Ilia Jarostchuk

No. 50, 58
- Position: Linebacker

Personal information
- Born: August 1, 1964 (age 61) Utica, New York, U.S.
- Listed height: 6 ft 3 in (1.91 m)
- Listed weight: 231 lb (105 kg)

Career information
- High school: Whitesboro (NY) Central
- College: New Hampshire
- NFL draft: 1987: 5th round, 127th overall pick

Career history
- St. Louis Cardinals (1987); San Francisco 49ers (1988); Miami Dolphins (1988); Phoenix Cardinals (1989); New England Patriots (1990–1991); San Francisco 49ers (1992)*;
- * Offseason and/or practice squad member only
- Stats at Pro Football Reference

= Ilia Jarostchuk =

American football player (born 1964)

Ilia Jarostchuk (born August 1, 1964) is an American former professional football linebacker who played for the St. Louis Cardinals, San Francisco 49ers, Miami Dolphins, Phoenix Cardinals, and New England Patriots. He played college football at New Hampshire.

== Early life ==
Jarostchuk was born on August 1, 1964, in Utica, New York. His parents had moved from the Soviet Union to the United States in 1958. He has three younger siblings: brothers Alex and Basil, and sister Anya.

Jarostchuk played high school football at Whitesboro Central High School, although he did not join the team until his senior year, only playing soccer before that.

== College career ==
Jarostchuk attended the University of New Hampshire, where he double majored in business administration and civil engineering. Together with his younger brothers Alex and Basil, he formed part of "The Russian Front" on the Wildcats' defensive line. His younger sister, Anya, also attended the school for one year.
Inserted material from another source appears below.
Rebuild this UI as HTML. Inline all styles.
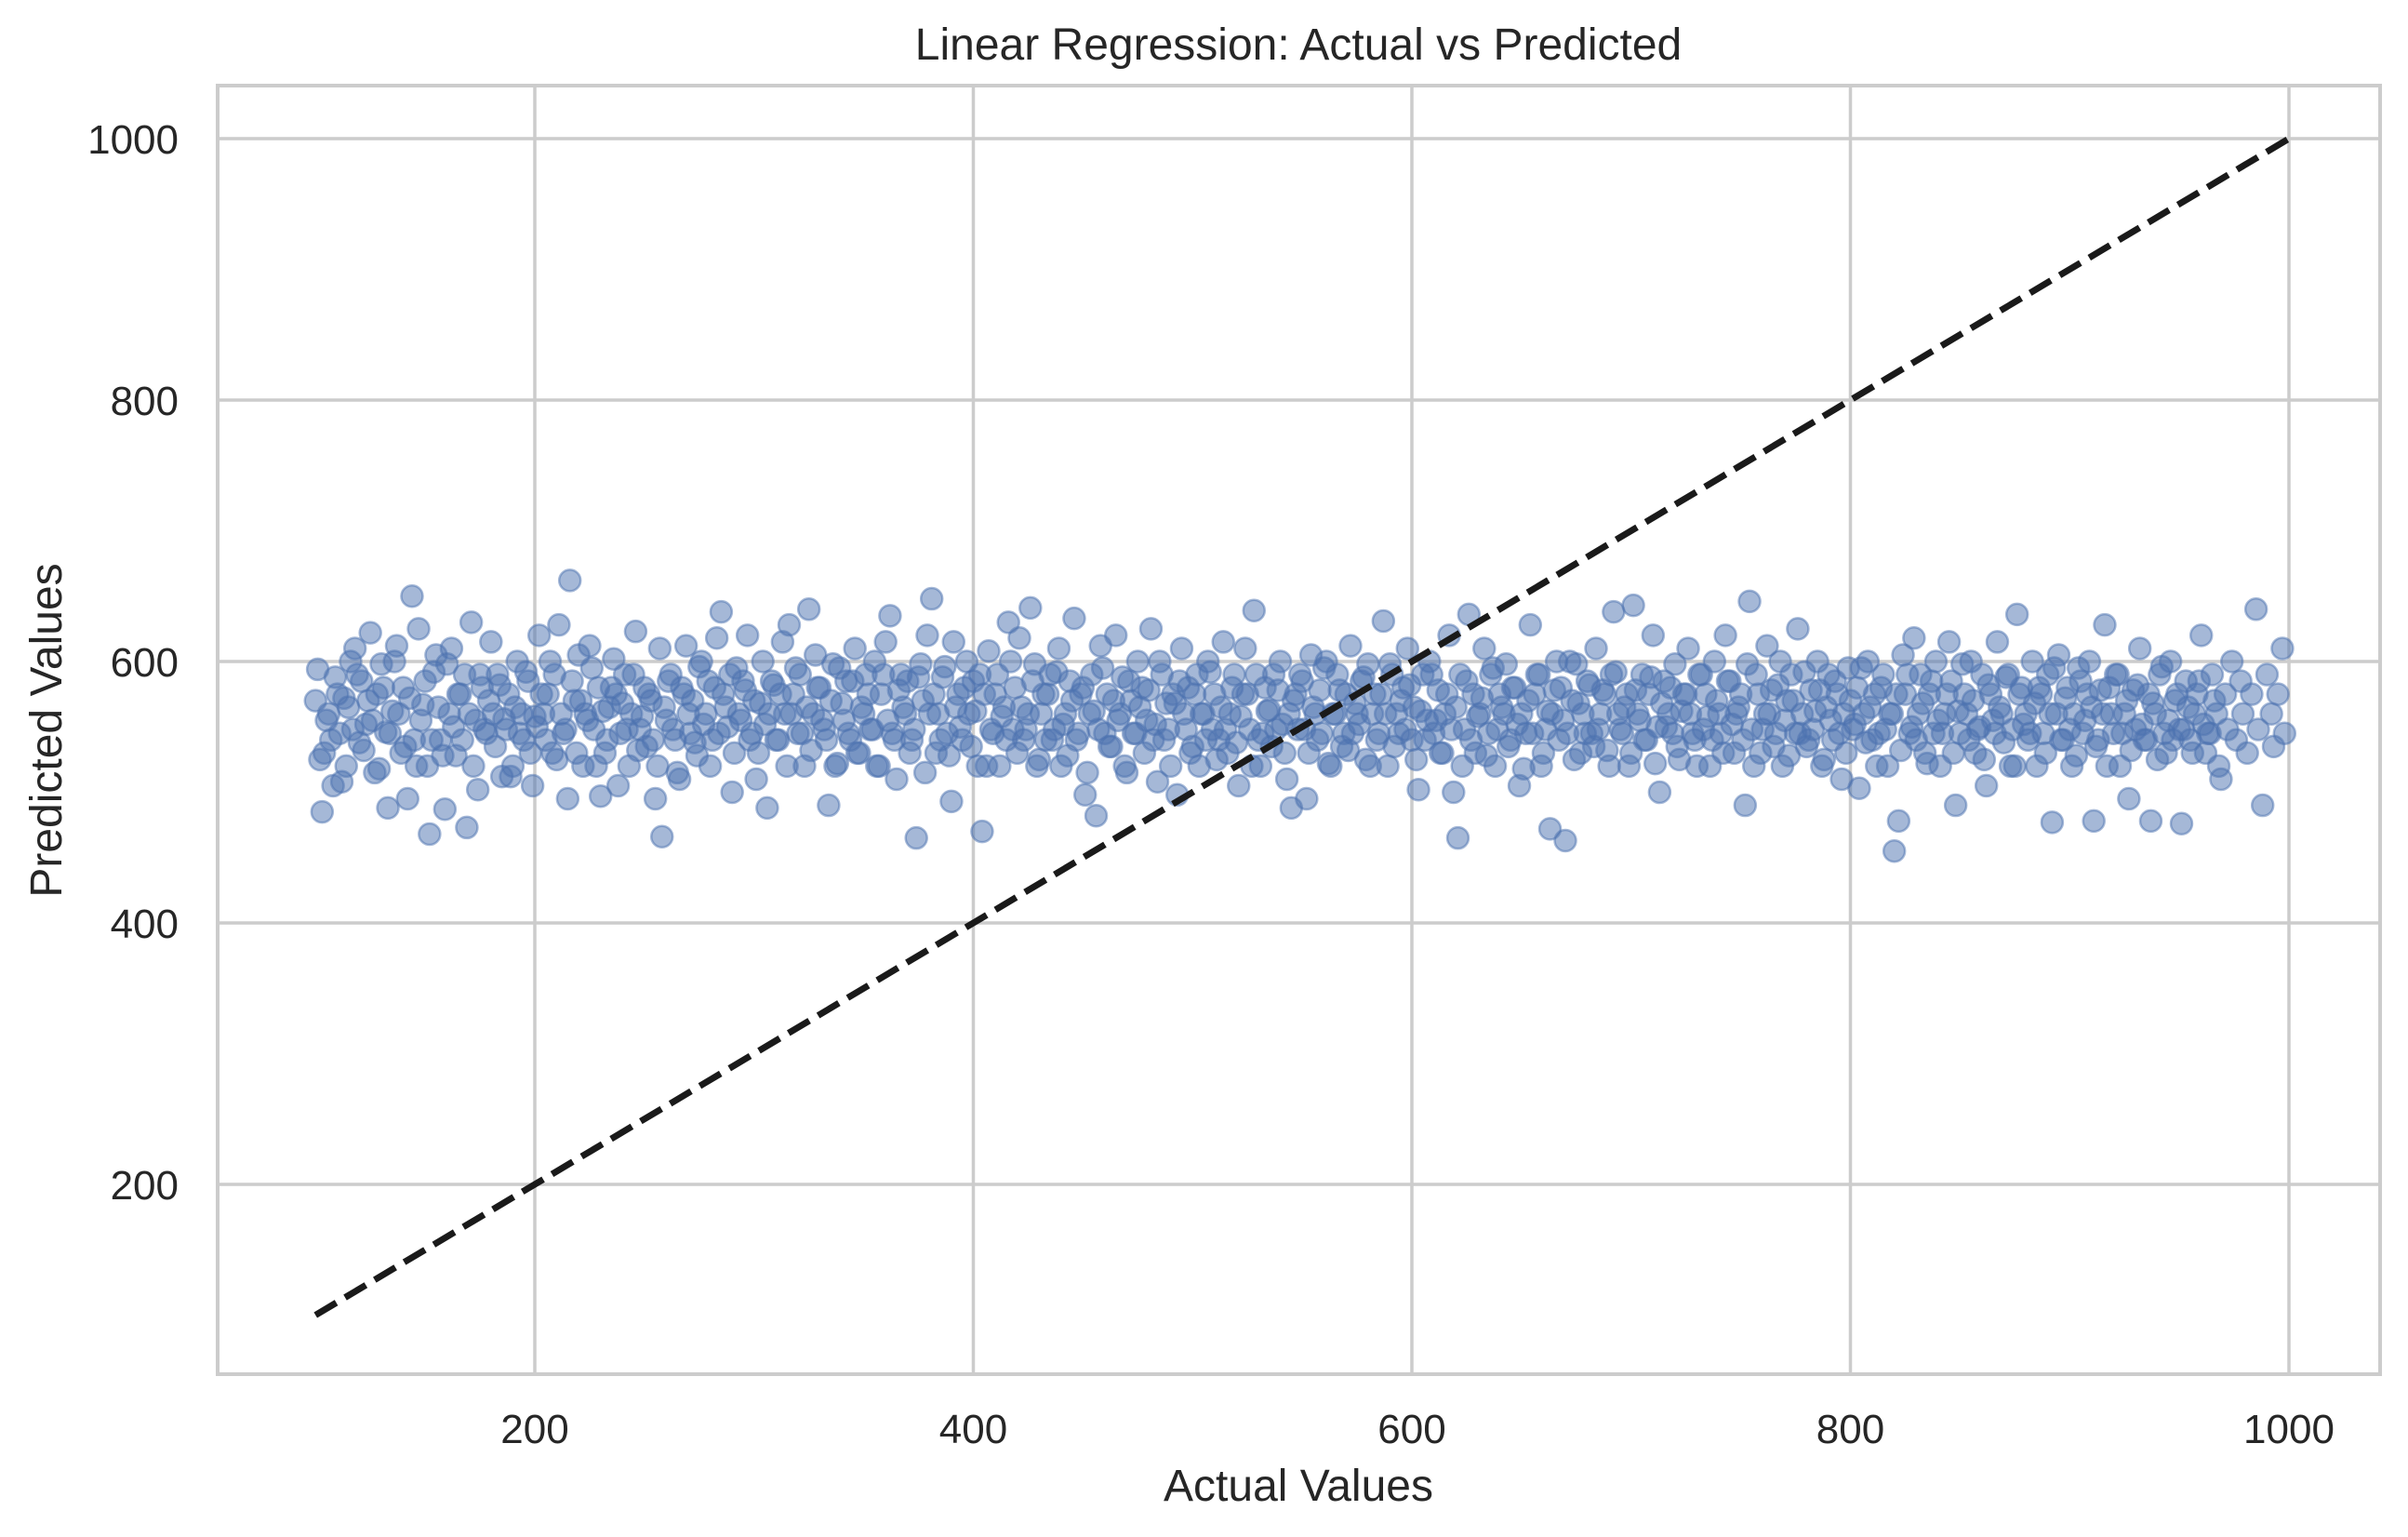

During his college career, Jarostchuk made 204 tackles and 21 sacks, earning AP Division I-AA All-American honors in his junior year and making All-East Coast Athletic Conference during his senior year.

== Professional career ==

Pre-draft measurables
| Height | Weight | Arm length | Hand span | 40-yard dash | 10-yard split | 20-yard split | 20-yard shuttle | Vertical jump |
| 6 ft 3+1⁄2 in (1.92 m) | 231 lb (105 kg) | 30+1⁄2 in (0.77 m) | 8+1⁄2 in (0.22 m) | 4.77 s | 1.69 s | 2.71 s | 4.43 s | 31.0 in (0.79 m) |
All values from NFL Combine

=== St. Louis Cardinals ===
The St. Louis Cardinals selected Jarostchuk in the fifth round of the 1987 NFL draft, with the 127th pick overall. He played 12 games with the Cardinals during the 1987 season, mainly appearing on special teams. The Cardinals released him on August 30, 1988.

=== San Francisco 49ers (first stint) ===
Jarostchuk signed for one game with the San Francisco 49ers in 1988. The 49ers released him on September 16, 1988.

=== Miami Dolphins ===
In 1988, Jarostchuk joined the Miami Dolphins, playing six games with the team that season. The Dolphins waived Jarostchuk on November 9, 1988, and released him the following day.

=== Phoenix Cardinals ===
As a free agent, Jarostchuk re-signed with the Cardinals, who had since relocated to Phoenix, Arizona. He played in all 16 games of the Cardinals' 1989 season, with one start at middle linebacker. That start was the team's November 26 game against the Tampa Bay Buccaneers, which the Cardinals barely lost, with a score of 14–13.

=== New England Patriots ===
On March 24, 1990, Jarostchuk signed with the New England Patriots. He played 12 games with the team, starting one game at right linebacker. However, he mainly saw action on special teams.

The Patriots had an abysmal 1–15 record in their 1990 season, and Jarostchuk did not play in any winning games that year. He started in the team's final game of the year, a December 30 matchup against the New York Giants, which the Patriots lost 13–10. The Giants later went on to win the Super Bowl.

Jarostchuk signed again with the Patriots as a free agent on September 27, 1991, and was released on August 20, 1992. He did not appear in any games in the 1991 season.

=== San Francisco 49ers (second stint) ===
Just days after being released by the Patriots, Jarostchuk was signed again by the 49ers, on August 25, 1992. He was released on September 1, 1992.